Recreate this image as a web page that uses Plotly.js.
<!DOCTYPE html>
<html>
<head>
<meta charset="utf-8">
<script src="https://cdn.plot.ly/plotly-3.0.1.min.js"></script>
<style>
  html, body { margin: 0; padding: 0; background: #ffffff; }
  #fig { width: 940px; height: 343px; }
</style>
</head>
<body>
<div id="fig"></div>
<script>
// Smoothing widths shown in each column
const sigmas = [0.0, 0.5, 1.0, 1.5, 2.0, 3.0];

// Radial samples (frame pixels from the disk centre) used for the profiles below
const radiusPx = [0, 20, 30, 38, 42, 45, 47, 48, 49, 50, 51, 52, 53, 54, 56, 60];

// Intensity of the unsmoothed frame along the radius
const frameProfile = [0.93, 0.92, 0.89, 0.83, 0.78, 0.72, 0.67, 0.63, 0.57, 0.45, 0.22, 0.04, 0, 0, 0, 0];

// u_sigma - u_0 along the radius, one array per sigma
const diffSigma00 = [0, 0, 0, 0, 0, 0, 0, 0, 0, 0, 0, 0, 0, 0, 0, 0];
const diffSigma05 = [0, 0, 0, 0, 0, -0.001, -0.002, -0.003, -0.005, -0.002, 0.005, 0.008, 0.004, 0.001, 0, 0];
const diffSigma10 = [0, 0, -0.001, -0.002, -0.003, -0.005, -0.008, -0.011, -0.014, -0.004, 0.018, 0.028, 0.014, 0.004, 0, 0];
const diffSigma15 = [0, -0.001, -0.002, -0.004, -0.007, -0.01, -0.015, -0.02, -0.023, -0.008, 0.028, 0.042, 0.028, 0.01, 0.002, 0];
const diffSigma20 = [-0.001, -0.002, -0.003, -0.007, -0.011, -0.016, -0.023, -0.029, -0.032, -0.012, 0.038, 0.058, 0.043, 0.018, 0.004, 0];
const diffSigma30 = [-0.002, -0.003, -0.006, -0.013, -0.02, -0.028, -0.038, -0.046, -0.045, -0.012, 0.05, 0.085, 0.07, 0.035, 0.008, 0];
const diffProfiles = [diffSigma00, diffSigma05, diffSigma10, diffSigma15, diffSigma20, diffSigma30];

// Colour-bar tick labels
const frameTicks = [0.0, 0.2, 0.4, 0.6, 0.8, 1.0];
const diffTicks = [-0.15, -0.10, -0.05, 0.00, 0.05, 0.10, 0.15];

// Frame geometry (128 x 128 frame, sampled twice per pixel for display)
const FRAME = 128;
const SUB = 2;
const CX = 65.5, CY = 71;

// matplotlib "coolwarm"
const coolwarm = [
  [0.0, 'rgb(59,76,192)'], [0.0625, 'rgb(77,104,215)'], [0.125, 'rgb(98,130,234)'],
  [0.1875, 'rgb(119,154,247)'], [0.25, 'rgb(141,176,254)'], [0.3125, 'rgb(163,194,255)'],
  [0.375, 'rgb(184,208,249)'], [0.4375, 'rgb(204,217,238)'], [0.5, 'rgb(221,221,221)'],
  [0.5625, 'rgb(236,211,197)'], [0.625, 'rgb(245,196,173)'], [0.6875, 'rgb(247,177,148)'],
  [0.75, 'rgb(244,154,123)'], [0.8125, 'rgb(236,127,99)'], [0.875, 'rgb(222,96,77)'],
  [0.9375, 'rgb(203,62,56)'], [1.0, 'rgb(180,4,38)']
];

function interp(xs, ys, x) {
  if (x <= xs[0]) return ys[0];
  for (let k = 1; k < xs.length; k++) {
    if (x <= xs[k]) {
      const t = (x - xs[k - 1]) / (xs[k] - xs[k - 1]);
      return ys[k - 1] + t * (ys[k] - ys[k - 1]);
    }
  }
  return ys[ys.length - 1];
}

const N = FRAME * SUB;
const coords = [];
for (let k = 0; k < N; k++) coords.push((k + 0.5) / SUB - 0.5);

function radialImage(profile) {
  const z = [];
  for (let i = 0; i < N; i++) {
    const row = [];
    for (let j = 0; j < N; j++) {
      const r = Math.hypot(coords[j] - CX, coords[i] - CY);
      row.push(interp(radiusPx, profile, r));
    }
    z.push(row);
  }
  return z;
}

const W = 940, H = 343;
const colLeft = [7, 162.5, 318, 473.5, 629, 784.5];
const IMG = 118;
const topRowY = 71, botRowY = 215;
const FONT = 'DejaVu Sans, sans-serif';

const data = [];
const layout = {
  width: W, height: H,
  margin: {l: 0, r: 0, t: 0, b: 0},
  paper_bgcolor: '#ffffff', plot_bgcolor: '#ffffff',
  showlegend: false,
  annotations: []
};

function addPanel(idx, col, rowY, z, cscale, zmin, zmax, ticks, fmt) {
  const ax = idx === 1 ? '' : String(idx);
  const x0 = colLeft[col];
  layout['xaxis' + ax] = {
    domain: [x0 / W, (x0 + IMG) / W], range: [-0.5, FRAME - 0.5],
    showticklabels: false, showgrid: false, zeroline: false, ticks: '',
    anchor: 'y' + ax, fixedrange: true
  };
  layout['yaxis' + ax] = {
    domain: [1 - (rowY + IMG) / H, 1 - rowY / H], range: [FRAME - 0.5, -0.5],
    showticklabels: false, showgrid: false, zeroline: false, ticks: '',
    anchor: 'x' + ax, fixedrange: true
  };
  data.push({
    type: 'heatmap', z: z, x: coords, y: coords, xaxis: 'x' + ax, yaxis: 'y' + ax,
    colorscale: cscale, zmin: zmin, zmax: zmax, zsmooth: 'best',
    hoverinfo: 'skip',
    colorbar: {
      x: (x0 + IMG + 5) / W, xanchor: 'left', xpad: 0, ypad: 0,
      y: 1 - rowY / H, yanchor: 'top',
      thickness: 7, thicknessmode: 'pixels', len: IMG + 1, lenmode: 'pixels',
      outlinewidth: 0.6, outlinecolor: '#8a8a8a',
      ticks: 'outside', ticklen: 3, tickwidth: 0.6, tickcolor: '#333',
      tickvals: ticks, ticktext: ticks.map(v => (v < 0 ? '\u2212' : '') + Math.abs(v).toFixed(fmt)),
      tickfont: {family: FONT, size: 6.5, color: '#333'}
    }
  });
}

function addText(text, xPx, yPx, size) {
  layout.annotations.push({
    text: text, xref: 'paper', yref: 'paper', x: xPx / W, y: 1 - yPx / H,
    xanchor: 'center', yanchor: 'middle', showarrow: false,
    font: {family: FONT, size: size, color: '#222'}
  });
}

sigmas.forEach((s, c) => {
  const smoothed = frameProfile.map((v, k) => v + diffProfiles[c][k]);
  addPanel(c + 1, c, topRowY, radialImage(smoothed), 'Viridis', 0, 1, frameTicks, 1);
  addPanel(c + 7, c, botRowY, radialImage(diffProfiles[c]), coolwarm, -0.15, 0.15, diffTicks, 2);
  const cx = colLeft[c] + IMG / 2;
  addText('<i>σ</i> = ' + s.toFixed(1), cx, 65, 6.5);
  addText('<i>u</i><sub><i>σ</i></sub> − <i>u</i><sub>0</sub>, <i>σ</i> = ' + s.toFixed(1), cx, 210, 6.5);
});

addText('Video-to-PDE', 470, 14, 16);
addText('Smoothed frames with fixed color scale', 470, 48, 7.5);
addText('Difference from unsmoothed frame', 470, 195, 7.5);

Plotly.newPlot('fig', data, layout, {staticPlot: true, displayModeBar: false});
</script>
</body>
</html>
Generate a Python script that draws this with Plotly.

##########

* _Request_
From the first line to the last, retype the data exactly.

* _The response_
Recreate this image as a web page that uses Plotly.js.
<!DOCTYPE html>
<html>
<head>
<meta charset="utf-8">
<script src="https://cdn.plot.ly/plotly-3.0.1.min.js"></script>
<style>
  html, body { margin: 0; padding: 0; background: #ffffff; }
  #fig { width: 940px; height: 343px; }
</style>
</head>
<body>
<div id="fig"></div>
<script>
// Smoothing widths shown in each column
const sigmas = [0.0, 0.5, 1.0, 1.5, 2.0, 3.0];

// Radial samples (frame pixels from the disk centre) used for the profiles below
const radiusPx = [0, 20, 30, 38, 42, 45, 47, 48, 49, 50, 51, 52, 53, 54, 56, 60];

// Intensity of the unsmoothed frame along the radius
const frameProfile = [0.93, 0.92, 0.89, 0.83, 0.78, 0.72, 0.67, 0.63, 0.57, 0.45, 0.22, 0.04, 0, 0, 0, 0];

// u_sigma - u_0 along the radius, one array per sigma
const diffSigma00 = [0, 0, 0, 0, 0, 0, 0, 0, 0, 0, 0, 0, 0, 0, 0, 0];
const diffSigma05 = [0, 0, 0, 0, 0, -0.001, -0.002, -0.003, -0.005, -0.002, 0.005, 0.008, 0.004, 0.001, 0, 0];
const diffSigma10 = [0, 0, -0.001, -0.002, -0.003, -0.005, -0.008, -0.011, -0.014, -0.004, 0.018, 0.028, 0.014, 0.004, 0, 0];
const diffSigma15 = [0, -0.001, -0.002, -0.004, -0.007, -0.01, -0.015, -0.02, -0.023, -0.008, 0.028, 0.042, 0.028, 0.01, 0.002, 0];
const diffSigma20 = [-0.001, -0.002, -0.003, -0.007, -0.011, -0.016, -0.023, -0.029, -0.032, -0.012, 0.038, 0.058, 0.043, 0.018, 0.004, 0];
const diffSigma30 = [-0.002, -0.003, -0.006, -0.013, -0.02, -0.028, -0.038, -0.046, -0.045, -0.012, 0.05, 0.085, 0.07, 0.035, 0.008, 0];
const diffProfiles = [diffSigma00, diffSigma05, diffSigma10, diffSigma15, diffSigma20, diffSigma30];

// Colour-bar tick labels
const frameTicks = [0.0, 0.2, 0.4, 0.6, 0.8, 1.0];
const diffTicks = [-0.15, -0.10, -0.05, 0.00, 0.05, 0.10, 0.15];

// Frame geometry (128 x 128 frame, sampled twice per pixel for display)
const FRAME = 128;
const SUB = 2;
const CX = 65.5, CY = 71;

// matplotlib "coolwarm"
const coolwarm = [
  [0.0, 'rgb(59,76,192)'], [0.0625, 'rgb(77,104,215)'], [0.125, 'rgb(98,130,234)'],
  [0.1875, 'rgb(119,154,247)'], [0.25, 'rgb(141,176,254)'], [0.3125, 'rgb(163,194,255)'],
  [0.375, 'rgb(184,208,249)'], [0.4375, 'rgb(204,217,238)'], [0.5, 'rgb(221,221,221)'],
  [0.5625, 'rgb(236,211,197)'], [0.625, 'rgb(245,196,173)'], [0.6875, 'rgb(247,177,148)'],
  [0.75, 'rgb(244,154,123)'], [0.8125, 'rgb(236,127,99)'], [0.875, 'rgb(222,96,77)'],
  [0.9375, 'rgb(203,62,56)'], [1.0, 'rgb(180,4,38)']
];

function interp(xs, ys, x) {
  if (x <= xs[0]) return ys[0];
  for (let k = 1; k < xs.length; k++) {
    if (x <= xs[k]) {
      const t = (x - xs[k - 1]) / (xs[k] - xs[k - 1]);
      return ys[k - 1] + t * (ys[k] - ys[k - 1]);
    }
  }
  return ys[ys.length - 1];
}

const N = FRAME * SUB;
const coords = [];
for (let k = 0; k < N; k++) coords.push((k + 0.5) / SUB - 0.5);

function radialImage(profile) {
  const z = [];
  for (let i = 0; i < N; i++) {
    const row = [];
    for (let j = 0; j < N; j++) {
      const r = Math.hypot(coords[j] - CX, coords[i] - CY);
      row.push(interp(radiusPx, profile, r));
    }
    z.push(row);
  }
  return z;
}

const W = 940, H = 343;
const colLeft = [7, 162.5, 318, 473.5, 629, 784.5];
const IMG = 118;
const topRowY = 71, botRowY = 215;
const FONT = 'DejaVu Sans, sans-serif';

const data = [];
const layout = {
  width: W, height: H,
  margin: {l: 0, r: 0, t: 0, b: 0},
  paper_bgcolor: '#ffffff', plot_bgcolor: '#ffffff',
  showlegend: false,
  annotations: []
};

function addPanel(idx, col, rowY, z, cscale, zmin, zmax, ticks, fmt) {
  const ax = idx === 1 ? '' : String(idx);
  const x0 = colLeft[col];
  layout['xaxis' + ax] = {
    domain: [x0 / W, (x0 + IMG) / W], range: [-0.5, FRAME - 0.5],
    showticklabels: false, showgrid: false, zeroline: false, ticks: '',
    anchor: 'y' + ax, fixedrange: true
  };
  layout['yaxis' + ax] = {
    domain: [1 - (rowY + IMG) / H, 1 - rowY / H], range: [FRAME - 0.5, -0.5],
    showticklabels: false, showgrid: false, zeroline: false, ticks: '',
    anchor: 'x' + ax, fixedrange: true
  };
  data.push({
    type: 'heatmap', z: z, x: coords, y: coords, xaxis: 'x' + ax, yaxis: 'y' + ax,
    colorscale: cscale, zmin: zmin, zmax: zmax, zsmooth: 'best',
    hoverinfo: 'skip',
    colorbar: {
      x: (x0 + IMG + 5) / W, xanchor: 'left', xpad: 0, ypad: 0,
      y: 1 - rowY / H, yanchor: 'top',
      thickness: 7, thicknessmode: 'pixels', len: IMG + 1, lenmode: 'pixels',
      outlinewidth: 0.6, outlinecolor: '#8a8a8a',
      ticks: 'outside', ticklen: 3, tickwidth: 0.6, tickcolor: '#333',
      tickvals: ticks, ticktext: ticks.map(v => (v < 0 ? '\u2212' : '') + Math.abs(v).toFixed(fmt)),
      tickfont: {family: FONT, size: 6.5, color: '#333'}
    }
  });
}

function addText(text, xPx, yPx, size) {
  layout.annotations.push({
    text: text, xref: 'paper', yref: 'paper', x: xPx / W, y: 1 - yPx / H,
    xanchor: 'center', yanchor: 'middle', showarrow: false,
    font: {family: FONT, size: size, color: '#222'}
  });
}

sigmas.forEach((s, c) => {
  const smoothed = frameProfile.map((v, k) => v + diffProfiles[c][k]);
  addPanel(c + 1, c, topRowY, radialImage(smoothed), 'Viridis', 0, 1, frameTicks, 1);
  addPanel(c + 7, c, botRowY, radialImage(diffProfiles[c]), coolwarm, -0.15, 0.15, diffTicks, 2);
  const cx = colLeft[c] + IMG / 2;
  addText('<i>σ</i> = ' + s.toFixed(1), cx, 65, 6.5);
  addText('<i>u</i><sub><i>σ</i></sub> − <i>u</i><sub>0</sub>, <i>σ</i> = ' + s.toFixed(1), cx, 210, 6.5);
});

addText('Video-to-PDE', 470, 14, 16);
addText('Smoothed frames with fixed color scale', 470, 48, 7.5);
addText('Difference from unsmoothed frame', 470, 195, 7.5);

Plotly.newPlot('fig', data, layout, {staticPlot: true, displayModeBar: false});
</script>
</body>
</html>
Generate a Python script that draws this with Plotly.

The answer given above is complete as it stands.